Wasn't sure if this was the right spot to post this. I am making homemade laundry soap using a bar of soap, 1 cup borax and 1 cup Arm & Hammer Superwashing Soap. The problem I am having is the shaving soap part. I am using the finest side on a multi sided cheese grater but instead of getting flakes or close to that consistency, I am getting thin strands of soap. What am I doing wrong?


----------



## krissy (Jul 9, 2011)

you can put the shreds into a food processor to make them more powder or flake-ish. there is also a great recipe on here for no shredding laundry soap that works nicely


----------



## Zyk (Jul 10, 2011)

Would a blender work?


----------



## Hellopitty (Jul 12, 2011)

I use the same recipe..... but I make a liquid soap... never knew I could do  a powder *wheels start turning*


----------



## Zyk (Jul 12, 2011)

I prefer the powder. Less work.


----------



## Sillysoap (Jul 29, 2011)

When I made the powder I used my food processor.  I now make the liquid, it seems to last longer & I can add scents.  Good luck!


----------



## Dr. Jerryrigger (Jul 31, 2011)

Zyk said:
			
		

> I prefer the powder. Less work.


Molded into an ice cube tray... Just a thought, I have no idea how castable that mix would be.


----------



## Zyk (Aug 2, 2011)

Found a trick to help make the soap bar flake when grating. Put it in the freezer for a while, I did 20 minutes and it helped flake easier.


----------



## simplymcghie (Sep 3, 2011)

I use that recipe too and have found that it doesn't matter that you get the strands.  As it sits in the jar with the other ingredients it continues to dry and break up.  Just shake you jar each time in between uses.

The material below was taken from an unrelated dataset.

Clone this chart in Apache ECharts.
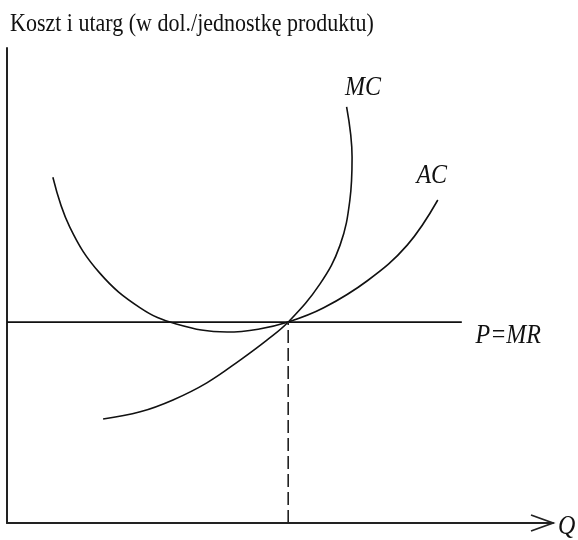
<!DOCTYPE html>
<html>
<head>
<meta charset="utf-8">
<script src="https://cdn.jsdelivr.net/npm/echarts@6/dist/echarts.min.js"></script>
<style>
  html, body { margin: 0; padding: 0; background: #fff; }
  #chart { width: 578px; height: 540px; }
</style>
</head>
<body>
<div id="chart"></div>
<script>
// Cost curves of a competitive firm, in arbitrary quantity / cost units (0–100).
const acQuantity = [8.4, 11.5, 17.0, 24.4, 31.0, 40.3, 46.0, 51.5, 58.0, 66.0, 73.3, 78.9];
const acCost     = [72.8, 62.3, 52.6, 45.3, 41.9, 40.2, 40.8, 42.3, 45.3, 51.0, 58.5, 68.0];

const mcQuantity = [17.6, 24.4, 30.4, 36.6, 42.7, 47.6, 51.5, 57.3, 61.0, 62.8, 63.2, 62.2];
const mcCost     = [21.9, 23.4, 25.9, 29.5, 34.3, 38.5, 42.3, 50.3, 58.5, 68.0, 77.0, 87.6];

// Market price (= marginal revenue) and the profit-maximising output
const price = 42.3;
const priceLineEnd = 83.3;
const optimalQuantity = 51.5;

// Text
const titleText = 'Koszt i utarg (w dol./jednostkę produktu)';
const axisNameQ = 'Q';
const curveNames = ['MC', 'AC', 'P=MR'];

const ink = '#111';
const serif = "'Liberation Serif', 'Times New Roman', serif";
const textStretch = 1.15;

const zip = (xs, ys) => xs.map((x, i) => [x, ys[i]]);

const hiddenAxis = {
  type: 'value', min: 0, max: 100,
  axisLine: { show: true, lineStyle: { color: '#222', width: 2 } },
  axisTick: { show: false }, axisLabel: { show: false }, splitLine: { show: false }
};

const curve = (name, data, width) => ({
  name, type: 'line', data, smooth: 0.4, symbol: 'none', silent: true,
  lineStyle: { color: ink, width: width || 1.6 }
});

const option = {
  animation: false,
  backgroundColor: '#fff',
  grid: { left: 7, right: 25, top: 48, bottom: 17, containLabel: false },
  xAxis: Object.assign({}, hiddenAxis),
  yAxis: Object.assign({}, hiddenAxis),
  series: [
    curve('AC', zip(acQuantity, acCost)),
    curve('MC', zip(mcQuantity, mcCost)),
    curve('P=MR', [[0, price], [priceLineEnd, price]], 1.8),
    {
      name: 'Q*', type: 'line', symbol: 'none', silent: true,
      data: [[optimalQuantity, 0], [optimalQuantity, price]],
      lineStyle: { color: '#222', width: 1.6, type: [13, 5] }
    }
  ]
};

const chart = echarts.init(document.getElementById('chart'), null, { renderer: 'canvas' });
chart.setOption(option);

const toPx = p => chart.convertToPixel({ gridIndex: 0 }, p);
const axisEnd = toPx([100, 0]);
const italic = (text, pos, align) => ({
  type: 'text', x: pos[0], y: pos[1], scaleY: textStretch, silent: true,
  style: { text, fill: ink, font: 'italic 24px ' + serif, textAlign: align || 'center', textVerticalAlign: 'middle' }
});

chart.setOption({
  graphic: [
    {
      type: 'text', x: 10, y: 12, scaleY: textStretch, silent: true,
      style: { text: titleText, fill: ink, font: '22px ' + serif, textAlign: 'left', textVerticalAlign: 'top' }
    },
    {
      type: 'polyline', silent: true,
      shape: { points: [[axisEnd[0] - 22, axisEnd[1] - 8], [axisEnd[0], axisEnd[1]], [axisEnd[0] - 22, axisEnd[1] + 8]] },
      style: { stroke: '#222', lineWidth: 1.8, fill: null }
    },
    italic(axisNameQ, [axisEnd[0] + 5, axisEnd[1] + 4], 'left'),
    italic(curveNames[0], toPx([65.2, 91.6])),
    italic(curveNames[1], toPx([77.8, 73.1])),
    italic(curveNames[2], toPx([91.8, 39.4]))
  ]
});
</script>
</body>
</html>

As far as freezing, I tried it once and will never do it again.  Not that there is anything wrong with it, it just was much harder to grate, collected moisture so then smeared on the grater and was just plain COLD!  After a while I made my husband finish grating it for me.  It worked, but not the way I wanted it to.


----------



## ElkRiverSoapCo (Jan 17, 2012)

also, if you dont want the strands... shred it into strands and let them air dry.  Then they break up really nicely or you can put them in a food processor and they dont clump together but turn to a coarse powder.


----------



## Guest (Mar 27, 2012)

I have used that recipe before however, I dont choose to use it on my nicer or dark clothes.  I noticed that they started to look worn much sooner.  My jeans and white cotton tees still get that formula with good results.  

With the chease grater on the finest side, I think its safe to assume that those fine pieces of soap will dissolve in the wash but I have also used a food processor or blender to turn it into a powder.


----------



## majstor (Apr 17, 2012)

Whats a result with this diy detergent? What and how good can wash? White laundry? Dark? Really dirty?
I want it to make for my mother.


----------